— Start Data for the task —
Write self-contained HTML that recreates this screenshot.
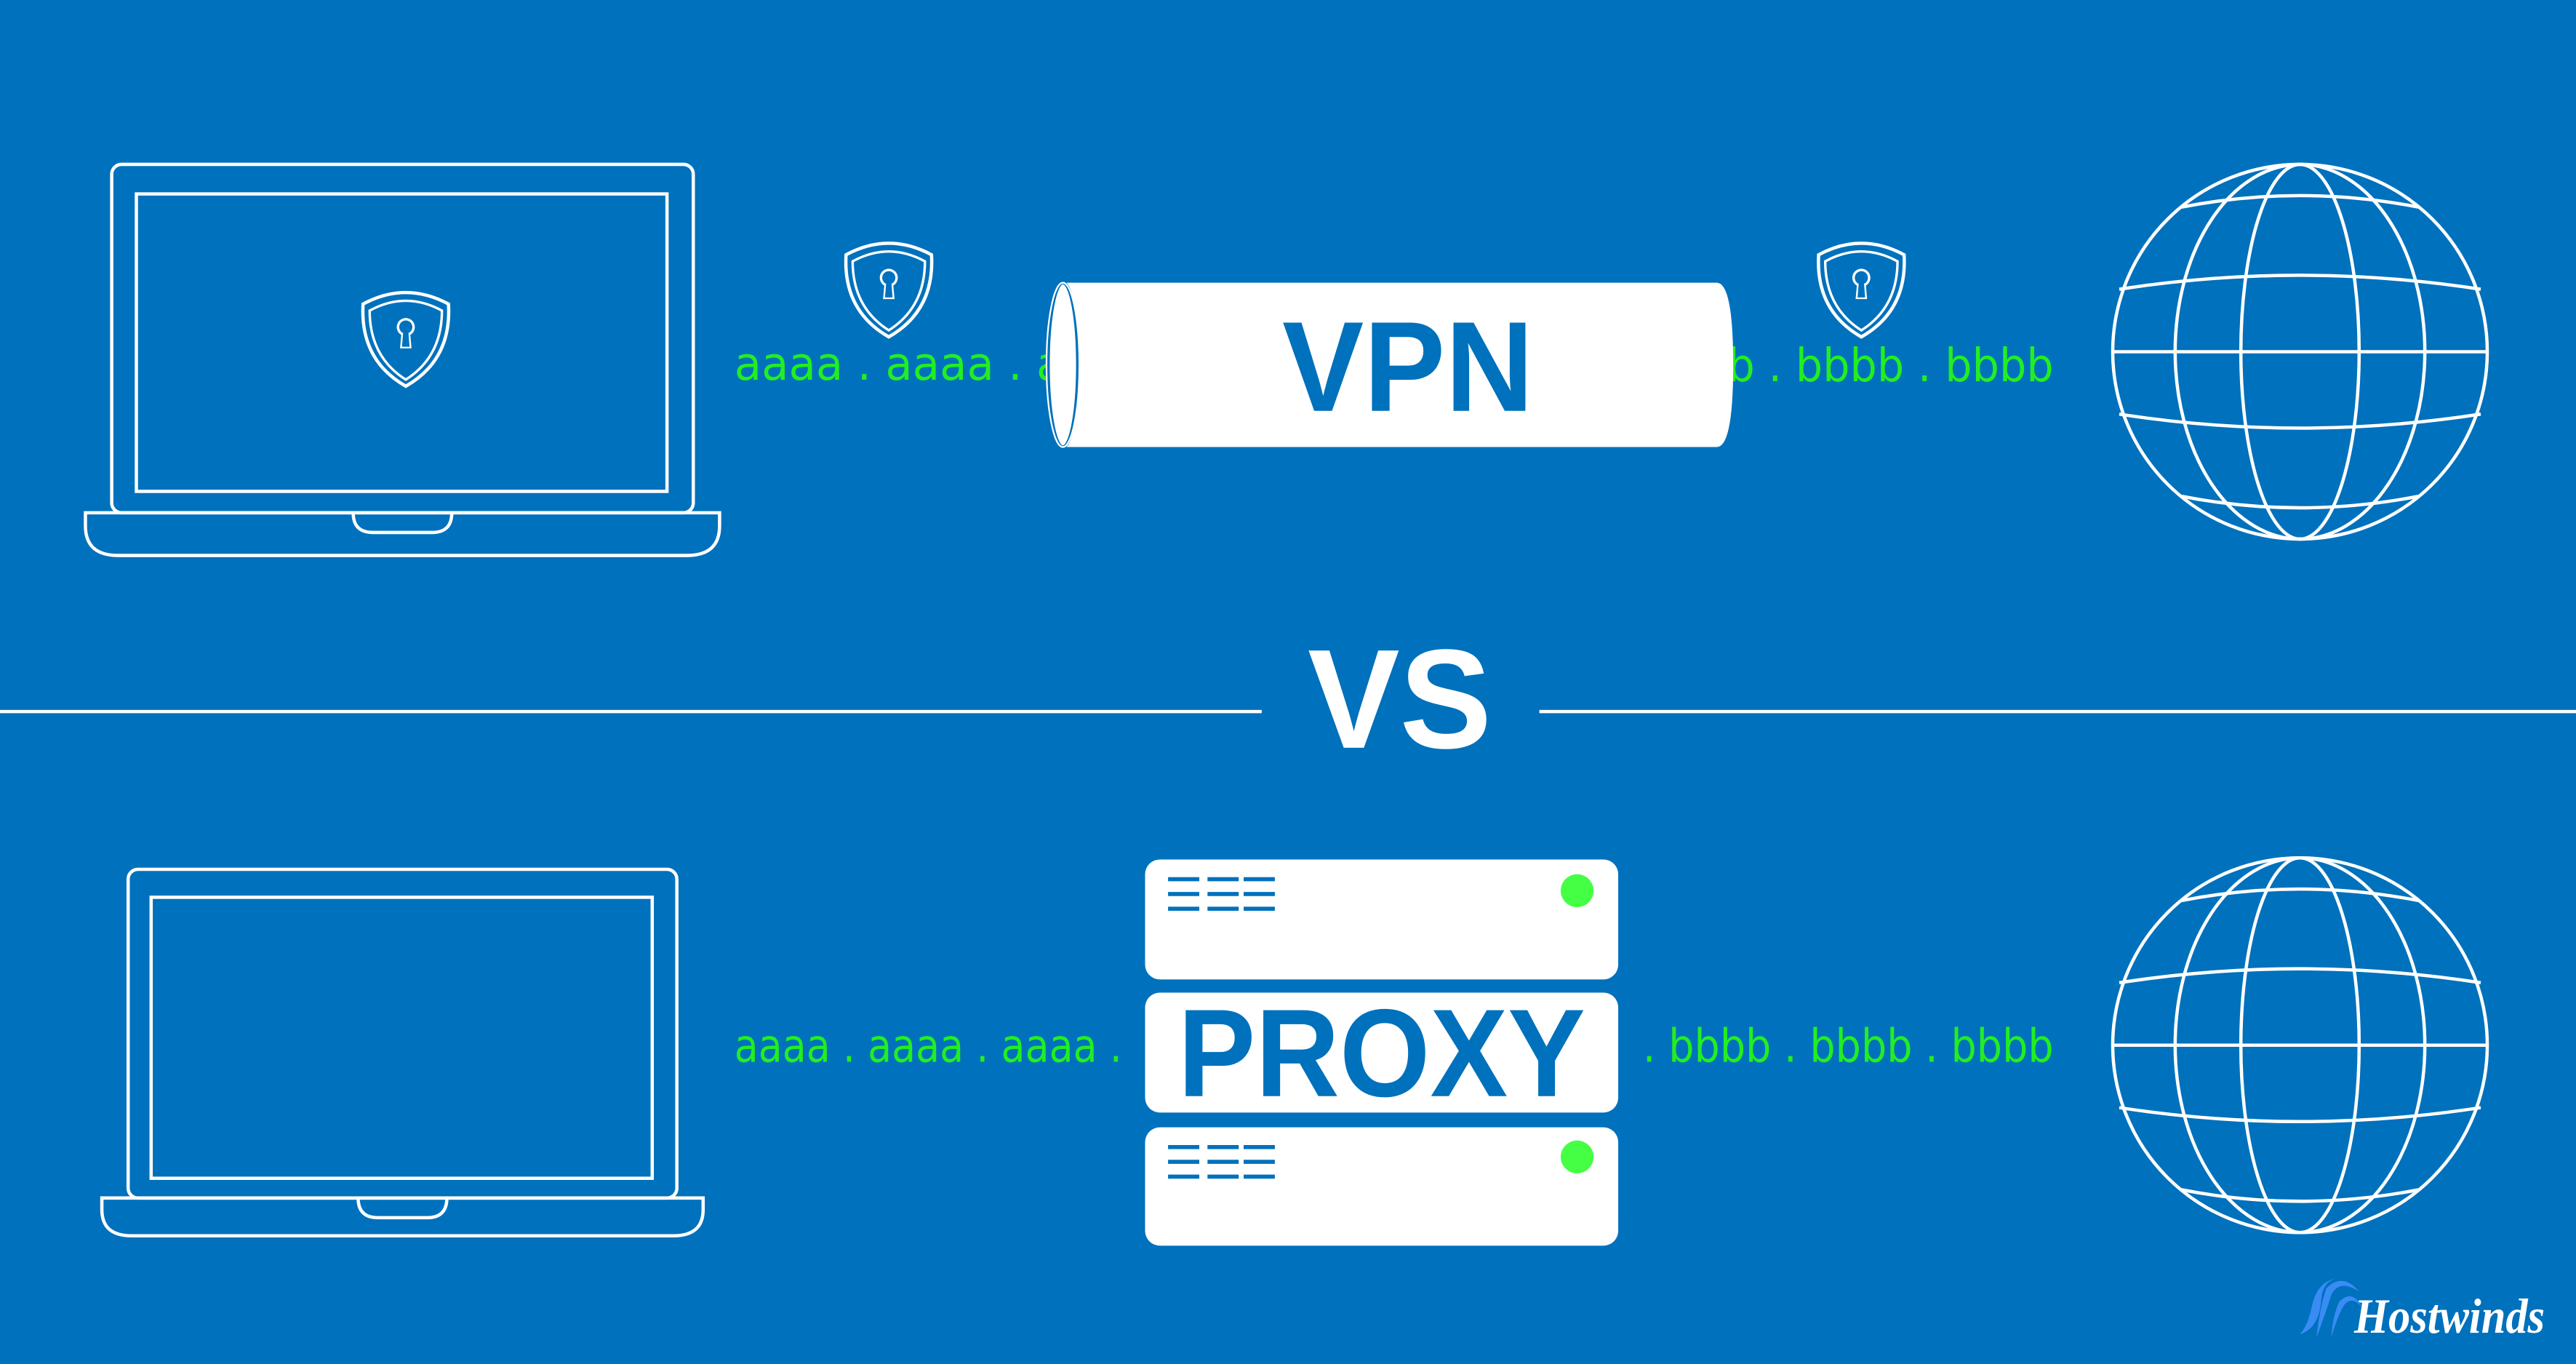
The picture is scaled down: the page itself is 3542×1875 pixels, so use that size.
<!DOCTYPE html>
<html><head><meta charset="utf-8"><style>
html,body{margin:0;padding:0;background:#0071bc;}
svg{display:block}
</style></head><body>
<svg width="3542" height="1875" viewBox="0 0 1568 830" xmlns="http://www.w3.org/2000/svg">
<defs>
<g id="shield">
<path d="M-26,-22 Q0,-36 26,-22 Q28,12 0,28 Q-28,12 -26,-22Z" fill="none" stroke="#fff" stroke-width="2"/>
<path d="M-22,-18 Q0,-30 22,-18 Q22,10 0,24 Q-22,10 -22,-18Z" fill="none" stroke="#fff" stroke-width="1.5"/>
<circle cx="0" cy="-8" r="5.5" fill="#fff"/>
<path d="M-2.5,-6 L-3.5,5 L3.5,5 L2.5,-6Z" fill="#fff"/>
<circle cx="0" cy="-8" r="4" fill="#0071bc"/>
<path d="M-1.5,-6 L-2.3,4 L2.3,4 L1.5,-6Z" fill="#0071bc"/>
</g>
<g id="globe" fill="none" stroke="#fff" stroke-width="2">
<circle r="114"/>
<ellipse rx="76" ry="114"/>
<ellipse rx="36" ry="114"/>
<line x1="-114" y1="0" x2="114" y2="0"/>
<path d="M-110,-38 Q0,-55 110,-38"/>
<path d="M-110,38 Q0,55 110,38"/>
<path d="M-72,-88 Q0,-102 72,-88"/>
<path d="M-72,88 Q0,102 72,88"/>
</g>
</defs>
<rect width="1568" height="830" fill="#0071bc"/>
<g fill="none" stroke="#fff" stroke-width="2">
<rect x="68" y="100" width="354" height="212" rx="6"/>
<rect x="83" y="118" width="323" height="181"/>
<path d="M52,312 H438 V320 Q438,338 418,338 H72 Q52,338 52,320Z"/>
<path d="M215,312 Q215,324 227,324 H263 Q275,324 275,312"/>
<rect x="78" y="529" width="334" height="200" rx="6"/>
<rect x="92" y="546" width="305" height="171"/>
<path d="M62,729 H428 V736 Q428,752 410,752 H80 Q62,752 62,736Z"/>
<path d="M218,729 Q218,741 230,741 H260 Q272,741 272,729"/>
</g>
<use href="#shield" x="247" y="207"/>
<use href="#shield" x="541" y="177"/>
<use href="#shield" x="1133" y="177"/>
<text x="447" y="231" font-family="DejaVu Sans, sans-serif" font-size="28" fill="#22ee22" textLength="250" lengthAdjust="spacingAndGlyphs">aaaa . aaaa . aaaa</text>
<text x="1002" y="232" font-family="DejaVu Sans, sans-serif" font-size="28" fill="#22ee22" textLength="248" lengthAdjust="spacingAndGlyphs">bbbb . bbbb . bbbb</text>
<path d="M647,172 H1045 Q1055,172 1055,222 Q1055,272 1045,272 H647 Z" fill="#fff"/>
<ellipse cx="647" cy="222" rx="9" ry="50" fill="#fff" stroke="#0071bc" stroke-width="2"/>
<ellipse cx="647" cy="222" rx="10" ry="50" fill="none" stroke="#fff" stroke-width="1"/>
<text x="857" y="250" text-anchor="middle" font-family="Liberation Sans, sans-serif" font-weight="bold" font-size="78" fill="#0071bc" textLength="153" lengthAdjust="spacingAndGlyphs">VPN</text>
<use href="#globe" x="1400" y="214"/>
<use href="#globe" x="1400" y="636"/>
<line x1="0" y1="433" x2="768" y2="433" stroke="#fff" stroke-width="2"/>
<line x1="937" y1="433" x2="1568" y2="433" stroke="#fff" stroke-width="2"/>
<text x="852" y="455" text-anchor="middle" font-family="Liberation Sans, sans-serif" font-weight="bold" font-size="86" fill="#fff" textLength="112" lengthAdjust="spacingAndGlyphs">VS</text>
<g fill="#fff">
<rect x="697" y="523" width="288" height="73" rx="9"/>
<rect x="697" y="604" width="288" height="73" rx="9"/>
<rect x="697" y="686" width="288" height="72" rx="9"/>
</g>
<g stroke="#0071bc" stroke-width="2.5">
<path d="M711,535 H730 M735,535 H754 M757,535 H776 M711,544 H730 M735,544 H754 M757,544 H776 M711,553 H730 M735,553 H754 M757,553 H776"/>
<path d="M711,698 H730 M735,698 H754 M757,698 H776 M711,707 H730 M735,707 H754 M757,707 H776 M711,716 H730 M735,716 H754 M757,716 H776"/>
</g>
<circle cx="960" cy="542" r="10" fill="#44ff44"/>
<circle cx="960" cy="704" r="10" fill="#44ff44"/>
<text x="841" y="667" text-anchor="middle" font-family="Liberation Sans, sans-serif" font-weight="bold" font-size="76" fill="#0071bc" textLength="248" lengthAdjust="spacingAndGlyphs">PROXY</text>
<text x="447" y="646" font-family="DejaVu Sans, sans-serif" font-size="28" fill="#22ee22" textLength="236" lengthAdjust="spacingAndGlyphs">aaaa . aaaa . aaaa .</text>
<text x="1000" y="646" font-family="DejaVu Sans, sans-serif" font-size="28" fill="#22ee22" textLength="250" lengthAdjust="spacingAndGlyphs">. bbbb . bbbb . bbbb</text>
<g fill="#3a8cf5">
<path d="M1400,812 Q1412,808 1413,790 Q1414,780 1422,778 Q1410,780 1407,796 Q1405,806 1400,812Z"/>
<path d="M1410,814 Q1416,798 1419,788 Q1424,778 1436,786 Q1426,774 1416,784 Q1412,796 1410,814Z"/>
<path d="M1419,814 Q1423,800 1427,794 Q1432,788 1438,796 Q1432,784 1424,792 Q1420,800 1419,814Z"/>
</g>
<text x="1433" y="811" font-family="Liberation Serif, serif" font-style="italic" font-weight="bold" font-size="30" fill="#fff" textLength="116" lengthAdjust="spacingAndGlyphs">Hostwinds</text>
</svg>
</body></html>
— End Data for the task —
— Start Data for the task —
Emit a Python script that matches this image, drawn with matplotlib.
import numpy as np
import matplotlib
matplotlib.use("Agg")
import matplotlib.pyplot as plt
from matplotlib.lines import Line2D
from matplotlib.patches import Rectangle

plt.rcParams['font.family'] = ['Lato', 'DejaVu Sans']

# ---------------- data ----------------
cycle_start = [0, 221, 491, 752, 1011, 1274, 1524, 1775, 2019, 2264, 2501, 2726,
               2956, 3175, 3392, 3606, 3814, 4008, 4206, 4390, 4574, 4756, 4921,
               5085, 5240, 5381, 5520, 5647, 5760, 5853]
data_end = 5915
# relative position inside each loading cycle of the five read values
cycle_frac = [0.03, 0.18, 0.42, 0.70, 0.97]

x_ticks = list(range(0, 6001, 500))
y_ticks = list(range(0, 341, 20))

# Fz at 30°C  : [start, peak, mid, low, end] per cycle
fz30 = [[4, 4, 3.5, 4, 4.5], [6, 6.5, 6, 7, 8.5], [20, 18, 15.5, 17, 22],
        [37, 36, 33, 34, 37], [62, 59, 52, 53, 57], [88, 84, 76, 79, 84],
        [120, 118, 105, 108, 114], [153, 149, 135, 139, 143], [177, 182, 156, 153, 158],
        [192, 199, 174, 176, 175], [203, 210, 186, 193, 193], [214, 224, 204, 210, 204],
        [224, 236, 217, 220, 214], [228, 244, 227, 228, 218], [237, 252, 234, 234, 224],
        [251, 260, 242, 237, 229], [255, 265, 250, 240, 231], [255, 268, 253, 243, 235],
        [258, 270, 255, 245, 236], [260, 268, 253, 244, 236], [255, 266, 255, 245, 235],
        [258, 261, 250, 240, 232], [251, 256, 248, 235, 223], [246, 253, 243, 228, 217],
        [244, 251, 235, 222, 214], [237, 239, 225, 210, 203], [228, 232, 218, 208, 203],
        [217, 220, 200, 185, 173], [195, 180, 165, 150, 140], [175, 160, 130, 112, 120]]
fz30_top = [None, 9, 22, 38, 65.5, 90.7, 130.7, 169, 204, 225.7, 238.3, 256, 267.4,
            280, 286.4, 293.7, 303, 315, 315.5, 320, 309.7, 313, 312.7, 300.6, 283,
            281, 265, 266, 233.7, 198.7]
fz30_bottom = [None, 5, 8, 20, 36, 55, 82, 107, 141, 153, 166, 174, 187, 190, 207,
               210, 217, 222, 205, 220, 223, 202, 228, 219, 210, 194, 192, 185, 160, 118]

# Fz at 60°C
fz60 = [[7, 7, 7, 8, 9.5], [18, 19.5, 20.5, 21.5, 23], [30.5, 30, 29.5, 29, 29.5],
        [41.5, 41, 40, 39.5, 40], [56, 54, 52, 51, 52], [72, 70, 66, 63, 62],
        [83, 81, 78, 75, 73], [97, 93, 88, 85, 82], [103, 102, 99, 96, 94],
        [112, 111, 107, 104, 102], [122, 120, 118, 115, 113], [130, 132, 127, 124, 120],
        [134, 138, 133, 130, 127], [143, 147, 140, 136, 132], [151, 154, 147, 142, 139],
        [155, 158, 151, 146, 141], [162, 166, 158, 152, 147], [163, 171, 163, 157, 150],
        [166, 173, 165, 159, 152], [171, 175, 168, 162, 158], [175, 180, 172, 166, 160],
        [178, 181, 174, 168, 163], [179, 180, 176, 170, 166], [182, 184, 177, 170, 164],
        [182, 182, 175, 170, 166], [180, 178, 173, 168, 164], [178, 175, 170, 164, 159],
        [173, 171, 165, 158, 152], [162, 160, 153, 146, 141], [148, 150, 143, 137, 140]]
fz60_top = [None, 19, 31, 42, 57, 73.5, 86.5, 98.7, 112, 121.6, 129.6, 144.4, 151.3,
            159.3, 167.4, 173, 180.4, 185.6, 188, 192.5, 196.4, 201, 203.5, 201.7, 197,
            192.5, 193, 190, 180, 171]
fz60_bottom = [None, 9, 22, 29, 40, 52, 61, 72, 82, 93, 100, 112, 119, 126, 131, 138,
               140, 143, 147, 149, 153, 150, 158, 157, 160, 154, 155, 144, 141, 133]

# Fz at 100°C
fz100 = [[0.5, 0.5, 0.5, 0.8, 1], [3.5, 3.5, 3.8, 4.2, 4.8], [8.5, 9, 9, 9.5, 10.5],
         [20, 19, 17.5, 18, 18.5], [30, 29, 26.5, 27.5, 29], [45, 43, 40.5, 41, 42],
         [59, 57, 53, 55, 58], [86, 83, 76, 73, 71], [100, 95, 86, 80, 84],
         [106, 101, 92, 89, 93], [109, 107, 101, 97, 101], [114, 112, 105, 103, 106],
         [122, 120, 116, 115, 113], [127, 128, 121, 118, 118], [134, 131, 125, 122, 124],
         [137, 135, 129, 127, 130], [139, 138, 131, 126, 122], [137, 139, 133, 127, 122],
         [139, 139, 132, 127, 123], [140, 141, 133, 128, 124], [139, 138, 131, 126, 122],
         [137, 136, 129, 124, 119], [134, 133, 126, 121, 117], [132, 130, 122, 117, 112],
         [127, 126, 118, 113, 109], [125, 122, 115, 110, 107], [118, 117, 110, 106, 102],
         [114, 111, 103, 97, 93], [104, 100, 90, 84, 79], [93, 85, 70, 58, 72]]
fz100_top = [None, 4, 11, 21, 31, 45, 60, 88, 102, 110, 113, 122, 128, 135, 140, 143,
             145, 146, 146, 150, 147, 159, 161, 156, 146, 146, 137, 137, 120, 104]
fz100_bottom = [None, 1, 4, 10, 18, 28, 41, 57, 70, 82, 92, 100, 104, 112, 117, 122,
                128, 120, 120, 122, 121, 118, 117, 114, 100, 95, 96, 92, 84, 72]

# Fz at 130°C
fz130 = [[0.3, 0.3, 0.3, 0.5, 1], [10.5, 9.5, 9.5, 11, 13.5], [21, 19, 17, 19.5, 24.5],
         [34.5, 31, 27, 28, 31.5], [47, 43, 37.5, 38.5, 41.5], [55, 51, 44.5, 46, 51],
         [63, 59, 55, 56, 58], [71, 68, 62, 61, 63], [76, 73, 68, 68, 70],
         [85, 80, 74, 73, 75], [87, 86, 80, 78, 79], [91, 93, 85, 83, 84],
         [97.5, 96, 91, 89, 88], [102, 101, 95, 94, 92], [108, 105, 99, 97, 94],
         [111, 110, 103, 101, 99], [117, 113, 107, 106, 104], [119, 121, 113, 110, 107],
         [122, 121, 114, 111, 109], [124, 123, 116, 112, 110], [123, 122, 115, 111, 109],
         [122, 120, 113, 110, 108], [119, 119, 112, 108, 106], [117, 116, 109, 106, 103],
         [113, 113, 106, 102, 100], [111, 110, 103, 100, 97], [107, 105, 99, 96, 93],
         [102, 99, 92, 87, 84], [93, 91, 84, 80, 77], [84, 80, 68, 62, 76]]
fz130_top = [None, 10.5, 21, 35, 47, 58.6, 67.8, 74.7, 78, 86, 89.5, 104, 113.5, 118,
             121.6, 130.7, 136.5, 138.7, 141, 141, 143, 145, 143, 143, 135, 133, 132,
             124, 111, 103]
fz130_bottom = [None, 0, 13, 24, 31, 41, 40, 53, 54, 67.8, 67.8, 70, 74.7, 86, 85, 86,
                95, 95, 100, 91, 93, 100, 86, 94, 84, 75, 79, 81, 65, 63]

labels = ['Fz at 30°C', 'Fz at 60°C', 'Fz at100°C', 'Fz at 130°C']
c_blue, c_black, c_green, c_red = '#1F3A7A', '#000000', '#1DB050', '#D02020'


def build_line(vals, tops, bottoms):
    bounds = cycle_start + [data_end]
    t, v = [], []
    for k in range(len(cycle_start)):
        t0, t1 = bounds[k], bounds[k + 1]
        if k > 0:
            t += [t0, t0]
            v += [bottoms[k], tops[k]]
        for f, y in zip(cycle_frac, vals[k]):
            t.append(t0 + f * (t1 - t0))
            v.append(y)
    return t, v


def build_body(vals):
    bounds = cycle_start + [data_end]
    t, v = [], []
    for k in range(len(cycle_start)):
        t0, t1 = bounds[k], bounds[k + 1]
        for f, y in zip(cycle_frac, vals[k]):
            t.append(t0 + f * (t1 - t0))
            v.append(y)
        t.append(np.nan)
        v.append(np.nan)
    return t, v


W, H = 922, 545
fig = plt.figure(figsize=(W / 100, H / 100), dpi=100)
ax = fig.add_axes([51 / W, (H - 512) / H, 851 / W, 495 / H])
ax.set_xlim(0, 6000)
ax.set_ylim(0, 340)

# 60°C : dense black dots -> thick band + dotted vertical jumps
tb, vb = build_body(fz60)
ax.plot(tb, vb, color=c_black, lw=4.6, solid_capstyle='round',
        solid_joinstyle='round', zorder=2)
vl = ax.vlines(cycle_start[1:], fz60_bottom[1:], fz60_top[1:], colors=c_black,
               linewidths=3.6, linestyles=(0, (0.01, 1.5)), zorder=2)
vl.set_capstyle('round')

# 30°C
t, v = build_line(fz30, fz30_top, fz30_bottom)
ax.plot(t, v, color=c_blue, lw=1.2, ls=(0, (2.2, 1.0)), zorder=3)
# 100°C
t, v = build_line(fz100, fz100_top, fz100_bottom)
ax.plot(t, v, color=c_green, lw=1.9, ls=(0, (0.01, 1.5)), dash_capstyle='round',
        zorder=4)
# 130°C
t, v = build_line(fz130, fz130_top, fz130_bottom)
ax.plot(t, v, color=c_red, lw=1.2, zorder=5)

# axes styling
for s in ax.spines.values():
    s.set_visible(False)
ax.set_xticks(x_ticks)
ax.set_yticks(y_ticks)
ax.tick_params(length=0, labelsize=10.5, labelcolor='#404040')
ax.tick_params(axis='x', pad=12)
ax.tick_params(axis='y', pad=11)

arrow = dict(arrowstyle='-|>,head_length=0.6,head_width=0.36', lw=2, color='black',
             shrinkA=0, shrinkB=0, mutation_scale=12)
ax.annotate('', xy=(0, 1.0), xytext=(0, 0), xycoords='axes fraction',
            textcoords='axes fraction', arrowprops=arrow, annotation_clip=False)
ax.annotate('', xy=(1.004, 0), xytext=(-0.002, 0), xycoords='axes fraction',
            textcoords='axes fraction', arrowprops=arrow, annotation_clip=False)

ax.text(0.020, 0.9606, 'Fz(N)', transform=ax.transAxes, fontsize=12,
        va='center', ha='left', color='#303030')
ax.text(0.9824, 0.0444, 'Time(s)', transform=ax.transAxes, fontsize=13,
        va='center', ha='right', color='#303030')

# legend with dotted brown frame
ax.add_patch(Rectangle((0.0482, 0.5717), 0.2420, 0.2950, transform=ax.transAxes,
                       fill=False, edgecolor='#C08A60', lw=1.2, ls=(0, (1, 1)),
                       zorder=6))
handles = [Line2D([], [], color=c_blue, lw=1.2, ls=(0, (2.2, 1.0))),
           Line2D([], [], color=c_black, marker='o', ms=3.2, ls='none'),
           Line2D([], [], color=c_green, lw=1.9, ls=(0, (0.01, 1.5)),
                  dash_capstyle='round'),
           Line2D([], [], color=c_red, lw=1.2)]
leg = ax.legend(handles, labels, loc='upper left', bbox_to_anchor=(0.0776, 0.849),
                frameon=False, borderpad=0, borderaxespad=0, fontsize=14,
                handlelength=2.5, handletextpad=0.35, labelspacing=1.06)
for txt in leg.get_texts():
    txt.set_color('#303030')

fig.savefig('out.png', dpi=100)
— End Data for the task —
- _Stated exercise_:
From the listing, copy each line containing the word "with".

- _Exercise answer_:
Emit a Python script that matches this image, drawn with matplotlib.
# legend with dotted brown frame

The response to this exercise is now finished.